For the people who have known me throughout my life, they would know that softball was a huge part of the person I am. My journey as a softball player has had its ups and downs. Every experience I went through has only made me a stronger person. Having softball in my life allowed me to dedicate myself towards something important to me. It also provided me with something I loved to do. Each and every time I stepped onto a field, I knew that’s where I belonged. Having that experience in my life is something I hope everyone gets to have.
One of the most difficult decisions I have ever made was recently when I decided to end my softball career. After the summer ended, I began playing softball for Penn State Altoona through my first semester of college in the fall season. Between the practices and the two games we got to play I truly succeeded and showed all my strengths as a player. But I knew something wasn’t right. Each time I had to go to practice or go to a game I didn’t have the motivation to do so. It was almost like I was “burnt out” from playing. All I could think about were my past softball experiences. It is hard to find the words to describe the feelings I was experiencing.
As some of you know, I ended my high school softball season the best we’ve ever done in all four years I had played. It was a season I will NEVER forget and I was so lucky to experience it my senior year. After the season ended, I continued to play throughout the summer with my travel team that I’ve been apart of for a couple years now. Both teams consisted of two amazing groups of girls and coaches that could never be replaced. The relationships I built with these teams turned into families. Not a day goes by that I don’t reflect on the different memories I have with them. Softball was my life pretty much every day of the week. I cannot thank all the coaches I have had enough. Especially my coach Greg Heydet. Not only for being an inspiration in his fight against ALS, but also for helping me learn every single aspect of pitching I needed to learn to succeed. He is an amazing coach and a person in my life that I will always be thankful for. Not to mention, he was the greatest influence for my love of the game. I also want to thank my Coach Engelhardt. He was one of the many reasons my senior softball season was so great and he always had confidence in my abilities. No matter what the situation was in the game, I knew he was in the dugout believing in me.

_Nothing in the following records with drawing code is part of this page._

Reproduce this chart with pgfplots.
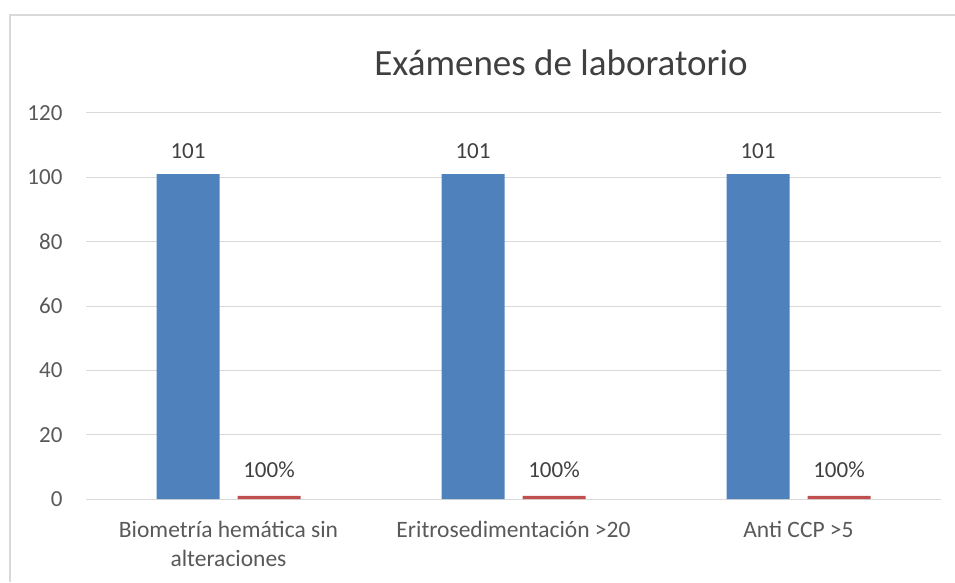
\documentclass[border=0pt]{standalone}
\usepackage{fontspec}
\setmainfont{Carlito}
\usepackage{pgfplots}
\pgfplotsset{compat=1.18}
\definecolor{barblue}{HTML}{4F81BD}
\definecolor{barred}{HTML}{C0504D}
\definecolor{gridgray}{HTML}{D9D9D9}
\definecolor{txtgray}{HTML}{595959}
\definecolor{titlegray}{HTML}{404040}
\begin{document}
\begin{tikzpicture}
\useasboundingbox (0pt,0pt) rectangle (955pt,582pt);
% chart frame (cropped at right and bottom)
\draw[gridgray,line width=1.2pt] (10pt,0pt) -- (10pt,567pt) -- (955pt,567pt);
\node[font=\fontsize{37}{44}\selectfont,text=titlegray] at (561pt,519pt) {Exámenes de laboratorio};
\begin{axis}[
  at={(86pt,83pt)},anchor=south west,scale only axis,
  width=855pt,height=386pt,
  xmin=0,xmax=3,ymin=0,ymax=120,
  ytick={0,20,...,120},
  xtick={0.5,1.5,2.5},
  xticklabels={{Biometría hemática sin\\alteraciones},{Eritrosedimentación >20},{Anti CCP >5}},
  xticklabel style={align=center,font=\fontsize{23.5}{29}\selectfont,text=txtgray,yshift=-19pt},
  yticklabel style={font=\fontsize{23}{28}\selectfont,text=txtgray,xshift=-20pt},
  /pgf/number format/assume math mode=true,
  ymajorgrids,grid style={gridgray,line width=1pt},
  axis line style={draw=none},
  major tick length=0pt,
  ybar,bar width=63pt,
  nodes near coords,
  point meta=explicit symbolic,
  every node near coord/.append style={font=\fontsize{23}{28}\selectfont,text=titlegray,anchor=south},
]
\addplot[fill=barblue,draw=none,bar shift=-40.5pt,
  every node near coord/.append style={yshift=12pt}]
  coordinates {(0.5,101)[101] (1.5,101)[101] (2.5,101)[101]};
\addplot[fill=barred,draw=none,bar shift=40.5pt,
  every node near coord/.append style={yshift=15pt}]
  coordinates {(0.5,1)[100\%] (1.5,1)[100\%] (2.5,1)[100\%]};
\end{axis}
\end{tikzpicture}
\end{document}
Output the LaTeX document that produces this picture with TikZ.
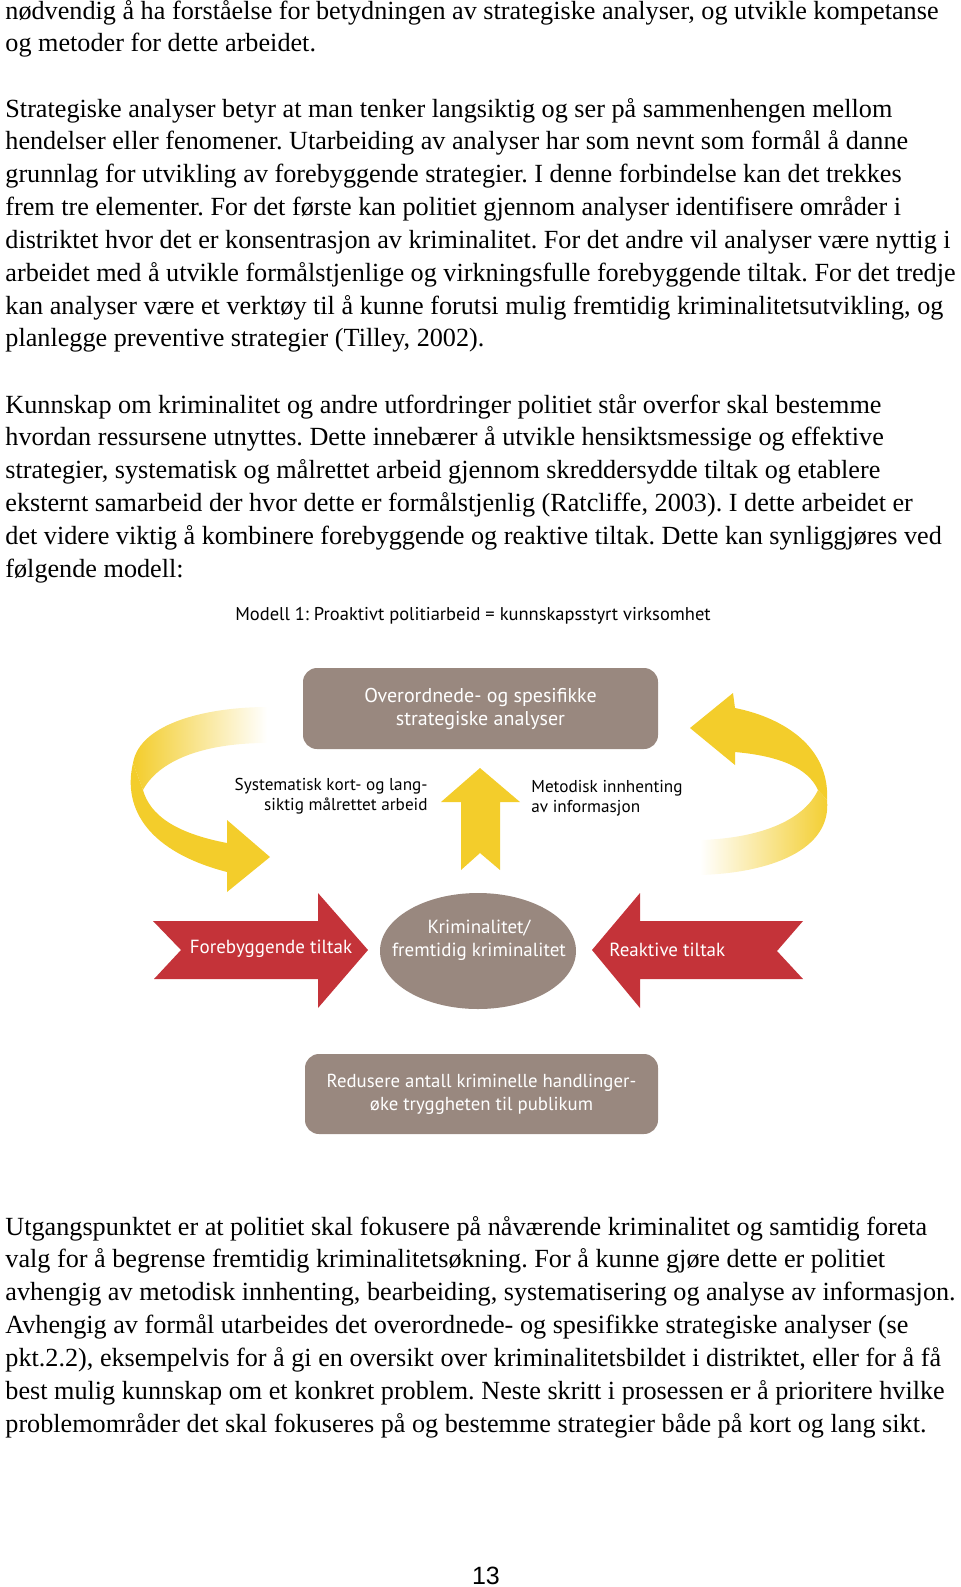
\documentclass[tikz,border=0pt]{standalone}
\usepackage{fontspec}
\setmainfont{Liberation Serif}
\newfontfamily\modelfont{PT Sans}
\newfontfamily\pagefont{Liberation Sans}
\usetikzlibrary{shapes.geometric}
\frenchspacing

\definecolor{boxBrown}{RGB}{153,136,127}
\definecolor{arrowYellow}{RGB}{243,205,43}
\definecolor{arrowRed}{RGB}{196,51,57}

\tikzset{
  bodyline/.style={anchor=base west, inner sep=0pt, font=\fontsize{13.1}{15}\selectfont},
  modelbox/.style={fill=boxBrown, rounded corners=7pt, text=white, align=center,
    font=\modelfont\fontsize{10}{11.5}\selectfont},
  modeltext/.style={inner sep=0pt, font=\modelfont\fontsize{8.6}{9.8}\selectfont},
  redtext/.style={inner sep=0pt, text=white, font=\modelfont\fontsize{9.5}{11.6}\selectfont},
}

\begin{document}
\begin{tikzpicture}[x=0.5pt, y=-0.5pt]
  \useasboundingbox (0,0) rectangle (960,1587);

  \foreach \txt [count=\i from 0] in {
    {nødvendig å ha forståelse for betydningen av strategiske analyser, og utvikle kompetanse},
    {og metoder for dette arbeidet.}}
    \node[bodyline] (TextA\i) at (5, 19+32.85*\i) {\txt};

  \foreach \txt [count=\i from 0] in {
    {Strategiske analyser betyr at man tenker langsiktig og ser på sammenhengen mellom},
    {hendelser eller fenomener. Utarbeiding av analyser har som nevnt som formål å danne},
    {grunnlag for utvikling av forebyggende strategier. I denne forbindelse kan det trekkes},
    {frem tre elementer. For det første kan politiet gjennom analyser identifisere områder i},
    {distriktet hvor det er konsentrasjon av kriminalitet. For det andre vil analyser være nyttig i},
    {arbeidet med å utvikle formålstjenlige og virkningsfulle forebyggende tiltak. For det tredje},
    {kan analyser være et verktøy til å kunne forutsi mulig fremtidig kriminalitetsutvikling, og},
    {planlegge preventive strategier (Tilley, 2002).}}
    \node[bodyline] (TextB\i) at (5, 117+32.85*\i) {\txt};

  \foreach \txt [count=\i from 0] in {
    {Kunnskap om kriminalitet og andre utfordringer politiet står overfor skal bestemme},
    {hvordan ressursene utnyttes. Dette innebærer å utvikle hensiktsmessige og effektive},
    {strategier, systematisk og målrettet arbeid gjennom skreddersydde tiltak og etablere},
    {eksternt samarbeid der hvor dette er formålstjenlig (Ratcliffe, 2003). I dette arbeidet er},
    {det videre viktig å kombinere forebyggende og reaktive tiltak. Dette kan synliggjøres ved},
    {følgende modell:}}
    \node[bodyline] (TextC\i) at (5, 413+32.85*\i) {\txt};

  \foreach \txt [count=\i from 0] in {
    {Utgangspunktet er at politiet skal fokusere på nåværende kriminalitet og samtidig foreta},
    {valg for å begrense fremtidig kriminalitetsøkning. For å kunne gjøre dette er politiet},
    {avhengig av metodisk innhenting, bearbeiding, systematisering og analyse av informasjon.},
    {Avhengig av formål utarbeides det overordnede- og spesifikke strategiske analyser (se},
    {pkt.2.2), eksempelvis for å gi en oversikt over kriminalitetsbildet i distriktet, eller for å få},
    {best mulig kunnskap om et konkret problem. Neste skritt i prosessen er å prioritere hvilke},
    {problemområder det skal fokuseres på og bestemme strategier både på kort og lang sikt.}}
    \node[bodyline] (TextD\i) at (5, 1235+32.85*\i) {\txt};

  \node[modeltext, font=\modelfont\fontsize{9.25}{10}\selectfont] (Title) at (473,616)
    {Modell 1: Proaktivt politiarbeid = kunnskapsstyrt virksomhet};

  \shade[left color=arrowYellow, right color=white]
    (267,707) .. controls (210,707) and (140,722) .. (133,763)
    -- (143,790) .. controls (158,762) and (200,743) .. (267,743)
    -- cycle
  ;
  \fill[arrowYellow]
    (133,763) .. controls (122,810) and (150,852) .. (227,872)
    -- (227,892) -- (270,857) -- (227,820) -- (227,843)
    .. controls (175,833) and (150,815) .. (143,790)
    -- cycle
  ;
  \fill[arrowYellow]
    (735,708) .. controls (785,718) and (830,748) .. (827,800)
    -- (818,790) .. controls (808,768) and (780,756) .. (735,752)
    -- (735,765) -- (690,728) -- (733,693)
    -- cycle
  ;
  \shade[left color=white, right color=arrowYellow]
    (827,800) .. controls (832,850) and (770,873) .. (700,875)
    -- (700,840) .. controls (765,838) and (805,818) .. (818,790)
    -- cycle
  ;
  \fill[arrowYellow]
    (480,768) -- (520,802) -- (500,802) -- (500,870) -- (480,853)
    -- (461,870) -- (461,802) -- (441,802)
    -- cycle
  ;

  \node[modelbox, minimum width=177.5pt, minimum height=40.5pt] (Analyses) at (480.5,708.5)
    {Overordnede- og spesifikke\\strategiske analyser};

  \node[modeltext, align=right, anchor=east] (Systematic) at (428,796)
    {Systematisk kort- og lang-\\siktig målrettet arbeid};
  \node[modeltext, align=left, anchor=west] (Collect) at (531,798)
    {Metodisk innhenting\\av informasjon};

  \fill[arrowRed]
    (153,921) -- (318,921) -- (318,893) -- (368,950) -- (318,1008)
    -- (318,979) -- (154,979) -- (181,950)
    -- cycle
  ;
  \fill[arrowRed]
    (592,950) -- (640,893) -- (640,921) -- (803,921) -- (777,951)
    -- (803,979) -- (640,979) -- (640,1008)
    -- cycle
  ;
  \node[redtext] (Preventive) at (271,949) {Forebyggende tiltak};
  \node[redtext, anchor=west] (Reactive) at (609,950) {Reaktive tiltak};

  \node[ellipse, fill=boxBrown, minimum width=98pt, minimum height=58pt] (Crime) at (478,951) {};
  \node[redtext, align=center] (CrimeText) at (479,940) {Kriminalitet/\\fremtidig kriminalitet};

  \node[modelbox, minimum width=176.5pt, minimum height=40pt,
    font=\modelfont\fontsize{9.4}{11.5}\selectfont] (Reduce) at (481.5,1094)
    {Redusere antall kriminelle handlinger-\\øke tryggheten til publikum};

  \node[anchor=base, inner sep=0pt, font=\pagefont\fontsize{12.5}{14}\selectfont] (PageNo) at (486,1584) {13};
\end{tikzpicture}
\end{document}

For the people who don’t understand why I quit, it’s because I got everything I needed from softball. It was a huge part of my life and still is. Everyday I wish I could go back and play on the fields where I grew up pitching balls to my dad. But now that I am in college, I have decided I want to focus on my future now. It is now time for me to focus my time and effort on my school work and myself, rather than on the field. Playing softball has shaped me into a dedicated, hard working, intelligent, and strong woman which will help me through any obstacle I may face in my life.
To my dad, it was a difficult change for him too. He spent almost all his free time from work to help me work on my skills. He helped me each and everyday to develop into the athlete I had become. Without my dad, I don’t know what I would have done. Whether he was kicking the fence when I made a mistake, lecturing me in the car after the games, or cheering me on every move I made on the field, he was always my #1 fan. The long drives to tournaments, the money he put into my lessons, and the support he always provided, helped me realize I could not have asked for a better dad. He has taught me how I should support my kids when I grow up. Most importantly, no matter what decision I have made about softball, including deciding to end my career, he has always backed me up on my actions.

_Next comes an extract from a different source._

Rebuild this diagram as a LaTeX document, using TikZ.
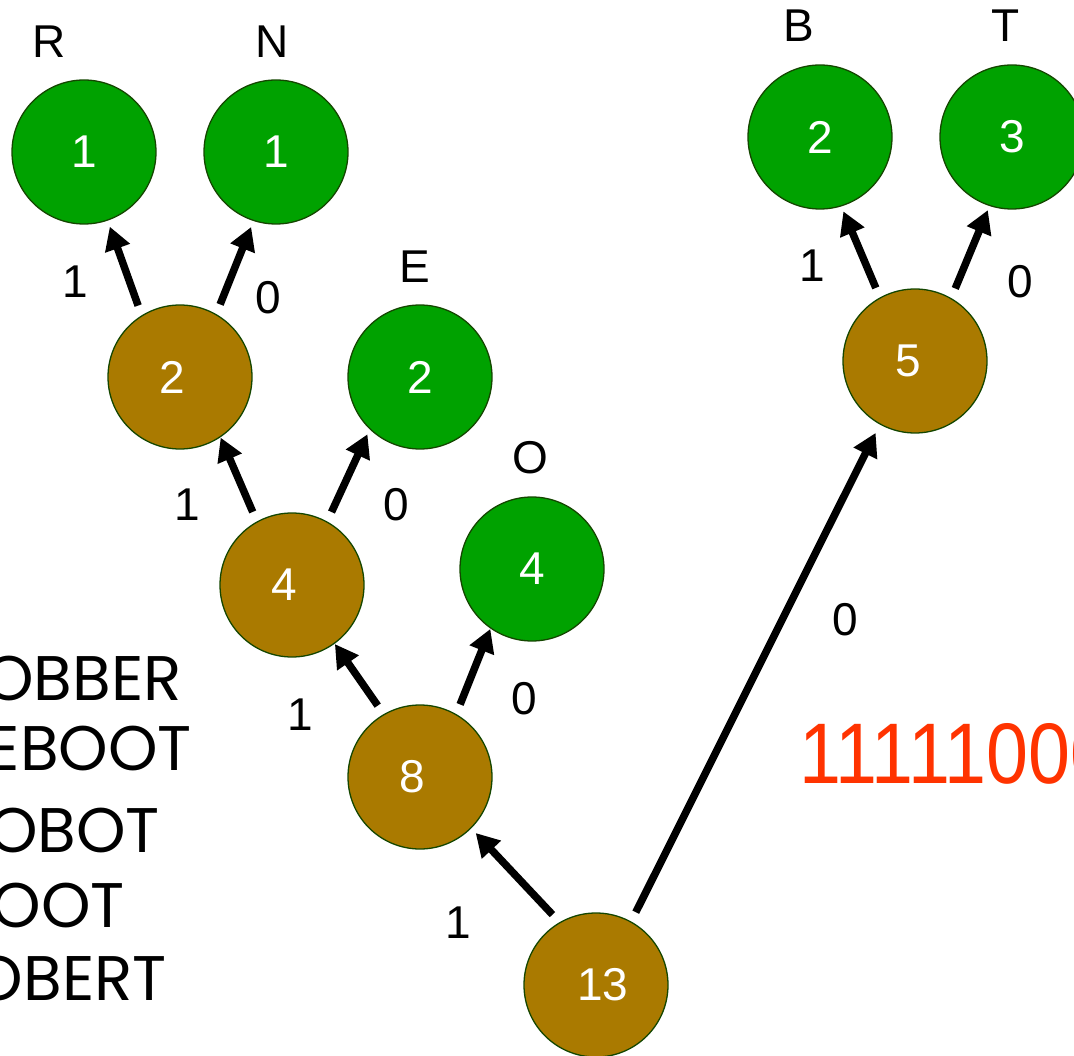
\documentclass[tikz,border=0pt]{standalone}
\usepackage{fontspec}
\setmainfont{Liberation Sans}
\newfontfamily\wordfont{Poppins}
\usetikzlibrary{arrows.meta}
\definecolor{leafgreen}{RGB}{0,162,0}
\definecolor{innerbrown}{RGB}{170,122,0}
\definecolor{rimgreen}{RGB}{20,70,0}
\definecolor{codered}{RGB}{255,51,0}
\begin{document}
\begin{tikzpicture}[x=1pt,y=-1pt,
  leaf/.style={circle,fill=leafgreen,draw=rimgreen,line width=1.3pt,minimum size=144pt,inner sep=0pt,outer sep=0pt,text=white,font=\fontsize{46}{46}\selectfont},
  inner/.style={leaf,fill=innerbrown},
  sym/.style={inner sep=0pt,font=\fontsize{46}{46}\selectfont},
  bit/.style={inner sep=0pt,font=\fontsize{46}{46}\selectfont},
  edge/.style={line width=7.5pt,-{Triangle[length=23pt,width=25pt]},shorten <=11pt,shorten >=4pt},
  word/.style={anchor=base east,inner sep=0pt,font=\wordfont\fontsize{63}{63}\selectfont}]
\useasboundingbox (0,0) rectangle (1074,1056);
\clip (0,0) rectangle (1074,1056);
% nodes
\node[leaf] (R) at (84,152) {1};
\node[leaf] (N) at (276,152) {1};
\node[inner] (n2) at (180,377) {\hspace*{-16pt}2};
\node[leaf] (E) at (420,377) {2};
\node[inner] (n4) at (292,585) {\hspace*{-16pt}4};
\node[leaf] (O) at (532,569) {4};
\node[inner] (n8) at (420,777) {\hspace*{-16pt}8};
\node[inner] (n13) at (596,985) {13\hspace*{-14pt}};
\node[inner] (n5) at (915,361) {\hspace*{-14pt}5};
\node[leaf] (B) at (820,137) {2};
\node[leaf] (T) at (1012,137) {3};
% symbol labels
\node[sym] (lR) at (49,42) {R};
\node[sym] (lN) at (272,42) {N};
\node[sym] (lE) at (415,267) {E};
\node[sym] (lO) at (530,458) {O};
\node[sym] (lB) at (799,26) {B};
\node[sym] (lT) at (1006,26) {T};
% edges
\draw[edge,shorten >=7pt] (n2.122) -- (R.-71);
\draw[edge,shorten >=7pt] (n2.60) -- (N.-108);
\draw[edge,shorten >=1pt] (n4.119) -- (n2.-56);
\draw[edge,shorten >=6pt] (n4.61) -- (E.-134);
\draw[edge,shorten >=1pt] (n8.120) -- (n4.-54);
\draw[edge,shorten >=1pt] (n8.60) -- (O.-125);
\draw[edge,shorten >=7pt] (n13.120) -- (n8.-45);
\draw[edge,shorten >=10pt] (n13.61) -- (n5.-119);
\draw[edge,shorten >=6pt] (n5.119) -- (B.-73);
\draw[edge,shorten >=5pt] (n5.60) -- (T.-108);
% bit labels
\node[bit] (b1) at (75,282) {1};
\node[bit] (b2) at (268,298) {0};
\node[bit] (b3) at (187,505) {1};
\node[bit] (b4) at (396,505) {0};
\node[bit] (b5) at (300,715) {1};
\node[bit] (b6) at (524,699) {0};
\node[bit] (b7) at (458,923) {1};
\node[bit] (b8) at (845,620) {0};
\node[bit] (b9) at (812,266) {1};
\node[bit] (b10) at (1020,282) {0};
% words
\node[word] (w1) at (182,700) {ROBBER};
\node[word] (w2) at (192,770) {REBOOT};
\node[word] (w3) at (160,852) {ROBOT};
\node[word] (w4) at (125,927) {ROOT};
\node[word] (w5) at (167,1000) {ROBERT};
% code
\node[anchor=base west,inner sep=0pt,text=codered,font=\fontsize{86}{86}\selectfont] (code) at (799,783) {\scalebox{0.877}[1]{11111000}};
\end{tikzpicture}
\end{document}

As my life goes on, I will continue checking in on my high school team after every game they play as if I was still on the team. When my travel team gets to go to nationals in places like Disney World, all the memories I had with them will rush back into my head. But, all those memories will make me realize I couldn’t be more happy with myself for the decisions I have made. So even though I put an end to something I love, softball will forever be one of the biggest parts of my life.